The National has been touted as having an emotional depth that a lot of bands operating in the same genre don’t have. Do you think this is, in part, to do with the complexity of song structure, which comes from your classic training?

Yeah a little bit. But also, my brother and I write songs together and he’s not classically trained and while a lot of the more experimental ideas might come through me, they’re re-interpreted by him and again, enveloped by the chemistry of the band. It’s not necessarily just me either - there’s this weird, rock-band-alchemy process that mixes these things together. We’re collaborative with each other but also with other people. Other people play on our records and we all have healthy relationships with other musicians. My project with Kronos is very healthy and opens the windows to a different world. I feel like I’ve gone deep into that territory and developed my voice as a composer.
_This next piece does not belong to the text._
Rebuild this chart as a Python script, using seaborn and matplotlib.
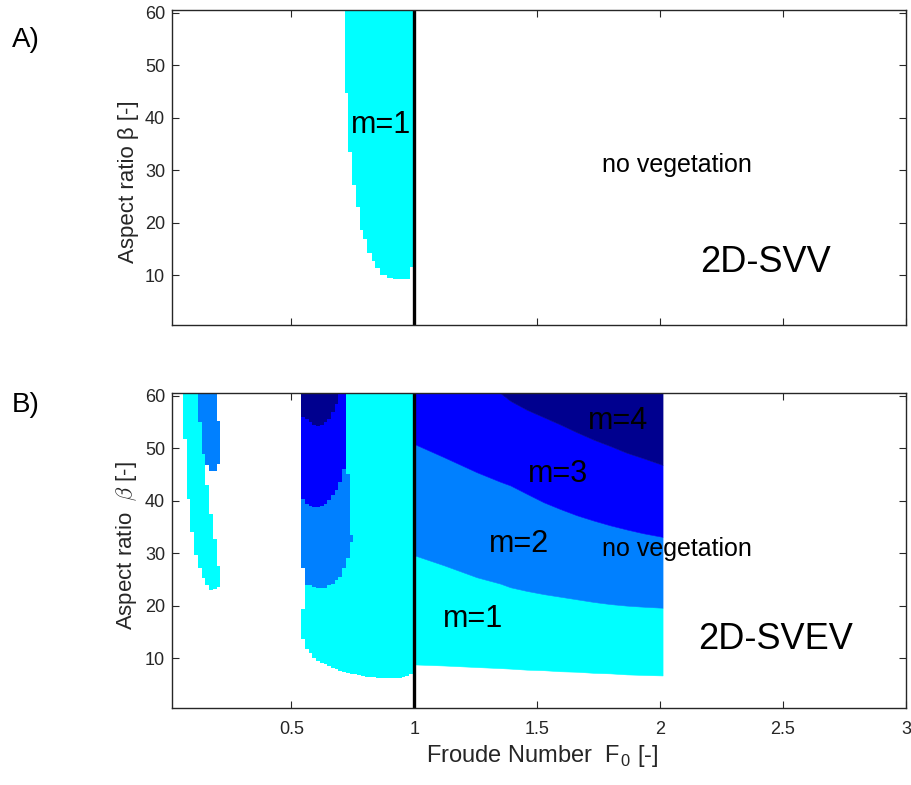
import numpy as np
import matplotlib
matplotlib.use("Agg")
import matplotlib.pyplot as plt
import seaborn as sns

# ---------------- data ----------------
mode_colors = {1: "#00FFFF", 2: "#0080FF", 3: "#0000FF", 4: "#00008F"}
beta_top = 60.5

# Panel A (2D-SVV): m=1 region, column edges in F and beta bounds per column
A_F = [0.718, 0.732, 0.749, 0.762, 0.779, 0.793, 0.806, 0.827, 0.840, 0.861, 0.888, 0.913, 0.982, 1.0]
A_m1_lo = [44.7, 33.5, 27.2, 23.0, 18.6, 16.8, 14.2, 12.6, 11.3, 10.0, 9.4, 9.3, 11.6]
A_m1_hi = [60.5] * 13
A_sliver_F = [1.0, 1.008]
A_sliver_lo = [20.5]
A_sliver_hi = [60.5]

# Panel B (2D-SVEV): left strip
BL_F = [0.060, 0.075, 0.090, 0.105, 0.120, 0.136, 0.151, 0.166, 0.181, 0.196, 0.211]
BL_m1_lo = [51.8, 40.4, 34.0, 29.6, 27.1, 25.2, 23.9, 23.0, 23.1, 23.5]
BL_m1_hi = [60.5, 60.5, 60.5, 60.5, 54.9, 48.9, 42.9, 37.5, 32.7, 27.6]
BL_m2_F = [0.120, 0.136, 0.151, 0.166, 0.181, 0.196, 0.211]
BL_m2_lo = [54.9, 48.9, 46.7, 45.6, 45.6, 46.9]
BL_m2_hi = [60.5, 60.5, 60.5, 60.5, 60.5, 55.2]

# Panel B: middle region (F < 1)
BM_F = [0.541, 0.556, 0.571, 0.586, 0.601, 0.617, 0.632, 0.647, 0.662, 0.677, 0.692,
        0.707, 0.722, 0.737, 0.752, 0.768, 0.783, 0.798, 0.813, 0.828, 0.843, 0.858,
        0.873, 0.888, 0.903, 0.919, 0.934, 0.949, 0.964, 0.979, 0.994, 1.0]
BM_m1_lo = [13.7, 11.8, 10.9, 10.0, 9.5, 9.1, 8.8, 8.5, 8.2, 7.9, 7.6, 7.4, 7.2, 7.0, 6.9,
            6.7, 6.6, 6.5, 6.4, 6.4, 6.3, 6.3, 6.3, 6.3, 6.3, 6.3, 6.3, 6.4, 6.6, 6.9, 7.4]
BM_m1_hi = [19.4] + [60.5] * 30
BM_m2_lo = [27.1, 23.9, 23.9, 23.6, 23.3, 23.3, 23.3, 23.9, 24.2, 24.8, 25.4, 27.1, 29.0, 32.1]
BM_m2_hi = [40.4, 39.4, 39.0, 38.8, 38.8, 39.0, 39.4, 40.1, 41.0, 42.0, 43.5, 46.1, 45.1, 33.4]
BM_m3_lo = [40.4, 39.4, 39.0, 38.8, 38.8, 39.0, 39.4, 40.1, 41.0, 42.0, 43.5, 46.1]
BM_m3_hi = [55.9, 55.6, 55.0, 54.5, 54.3, 54.5, 55.0, 55.6, 56.8, 58.4, 60.5, 60.5]
BM_m4_lo = [55.9, 55.6, 55.0, 54.5, 54.3, 54.5, 55.0, 55.6, 56.8, 58.4]
BM_m4_hi = [60.5] * 10

# Panel B: right region (F > 1), mode boundaries
BR_F = [1.0, 1.12, 1.255, 1.35, 1.391, 1.458, 1.526, 1.594, 1.662, 1.73, 1.797, 1.865, 1.93, 2.01]
BR_b0 = [8.8, 8.6, 8.3, 8.1, 8.0, 7.8, 7.7, 7.5, 7.4, 7.2, 7.1, 6.9, 6.8, 6.7]
BR_b1 = [29.6, 27.7, 25.4, 24.2, 23.5, 22.8, 22.2, 21.7, 21.2, 20.7, 20.3, 20.0, 19.8, 19.6]
BR_b2 = [50.8, 48.3, 45.4, 43.6, 42.9, 41.3, 39.7, 38.4, 37.2, 36.2, 35.3, 34.5, 33.8, 33.1]
BR_b3 = [60.5, 60.5, 60.5, 60.5, 59.0, 57.3, 55.9, 54.5, 53.0, 51.6, 50.4, 49.1, 48.1, 46.8]

x_ticks = [0.5, 1, 1.5, 2, 2.5, 3]
x_ticklabels = ["0.5", "1", "1.5", "2", "2.5", "3"]
y_ticks = [10, 20, 30, 40, 50, 60]

# ---------------- style ----------------
sns.set_theme(style="ticks")
plt.rcParams["font.family"] = ["Liberation Sans", "DejaVu Sans"]
plt.rcParams["mathtext.fontset"] = "cm"
axcol = "#262626"

fig = plt.figure(figsize=(9.12, 7.85), dpi=100)
W, H = 912, 785
ax1 = fig.add_axes([172 / W, 1 - 325 / H, 734 / W, 315 / H])
ax2 = fig.add_axes([172 / W, 1 - 708 / H, 734 / W, 315 / H])


def columns(ax, edges, lo, hi, mode):
    edges = np.asarray(edges, float)
    lo = np.asarray(lo, float)
    hi = np.asarray(hi, float)
    n = len(lo)
    c = mode_colors[mode]
    ax.bar(edges[:n], hi - lo, bottom=lo, width=np.diff(edges)[:n], align="edge",
           color=c, linewidth=0, antialiased=False, zorder=1)


def bands(ax, F, lower, upper, mode):
    c = mode_colors[mode]
    ax.fill_between(F, lower, upper, color=c, linewidth=0.4, edgecolor=c, zorder=1)


# Panel A
columns(ax1, A_F, A_m1_lo, A_m1_hi, 1)
columns(ax1, A_sliver_F, A_sliver_lo, A_sliver_hi, 1)

# Panel B
columns(ax2, BL_F, BL_m1_lo, BL_m1_hi, 1)
columns(ax2, BL_m2_F, BL_m2_lo, BL_m2_hi, 2)
columns(ax2, BM_F, BM_m1_lo, BM_m1_hi, 1)
columns(ax2, BM_F, BM_m2_lo, BM_m2_hi, 2)
columns(ax2, BM_F, BM_m3_lo, BM_m3_hi, 3)
columns(ax2, BM_F, BM_m4_lo, BM_m4_hi, 4)
bands(ax2, BR_F, BR_b0, BR_b1, 1)
bands(ax2, BR_F, BR_b1, BR_b2, 2)
bands(ax2, BR_F, BR_b2, BR_b3, 3)
bands(ax2, BR_F, BR_b3, [beta_top] * len(BR_F), 4)

for ax in (ax1, ax2):
    sns.lineplot(x=[1, 1], y=[0.5, beta_top], color="black", linewidth=2.4,
                 estimator=None, sort=False, ax=ax, zorder=3)
    ax.set_xlim(0.015, 3)
    ax.set_ylim(0.5, 60.5)
    ax.set_xticks(x_ticks)
    ax.set_yticks(y_ticks)
    ax.tick_params(direction="in", length=5, width=0.8, top=True, right=True,
                   colors=axcol, labelsize=13, labelcolor=axcol)
    ax.tick_params(axis="x", pad=9)
    ax.tick_params(axis="y", pad=5)
    for s in ax.spines.values():
        s.set_visible(True)
        s.set_color(axcol)
        s.set_linewidth(1.0)
        s.set_zorder(5)
    ax.set_facecolor("white")

ax1.set_xticklabels([])
ax2.set_xticklabels(x_ticklabels)

ax1.set_ylabel("Aspect ratio β [-]", fontsize=16, color=axcol)
ax2.set_ylabel(r"Aspect ratio  $\beta$ [-]", fontsize=16, color=axcol)
ax1.yaxis.set_label_coords(-0.045, 0.454)
ax2.yaxis.set_label_coords(-0.045, 0.516)
ax2.set_xlabel(r"Froude Number  F$_\mathregular{0}$ [-]", fontsize=17, color=axcol)
ax2.xaxis.set_label_coords(0.504, -0.11)

# annotations
ax1.text(0.865, 38.6, "m=1", fontsize=22, ha="center", va="center", color="black", zorder=4)
ax1.text(2.069, 31.0, "no vegetation", fontsize=18, ha="center", va="center", color="black")
ax1.text(2.43, 12.5, "2D-SVV", fontsize=26, ha="center", va="center", color="black")

ax2.text(1.83, 55.2, "m=4", fontsize=22, ha="center", va="center", color="black", zorder=4)
ax2.text(1.585, 45.1, "m=3", fontsize=22, ha="center", va="center", color="black", zorder=4)
ax2.text(1.427, 31.7, "m=2", fontsize=22, ha="center", va="center", color="black", zorder=4)
ax2.text(2.069, 30.8, "no vegetation", fontsize=18, ha="center", va="center", color="black", zorder=4)
ax2.text(1.239, 17.5, "m=1", fontsize=22, ha="center", va="center", color="black", zorder=4)
ax2.text(2.47, 13.6, "2D-SVEV", fontsize=26, ha="center", va="center", color="black")

fig.text(12 / W, 1 - 40 / H, "A)", fontsize=20, ha="left", va="center", color="black")
fig.text(12 / W, 1 - 405 / H, "B)", fontsize=20, ha="left", va="center", color="black")

fig.savefig("out.png", dpi=100, facecolor="white")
For instance, there’s a song on The National record called ‘This is the Last Time’ and I wrote the end of that song as a string piece. We had the song and I didn’t think it felt finished, so I composed it the way I would compose a string quartet and then the lyrics were written over the top, so that’s an example of where these things meet. I don’t spend too much time worrying about where everything fits – for me it’s seamless to think about where these things fit and think of them as similar but also different.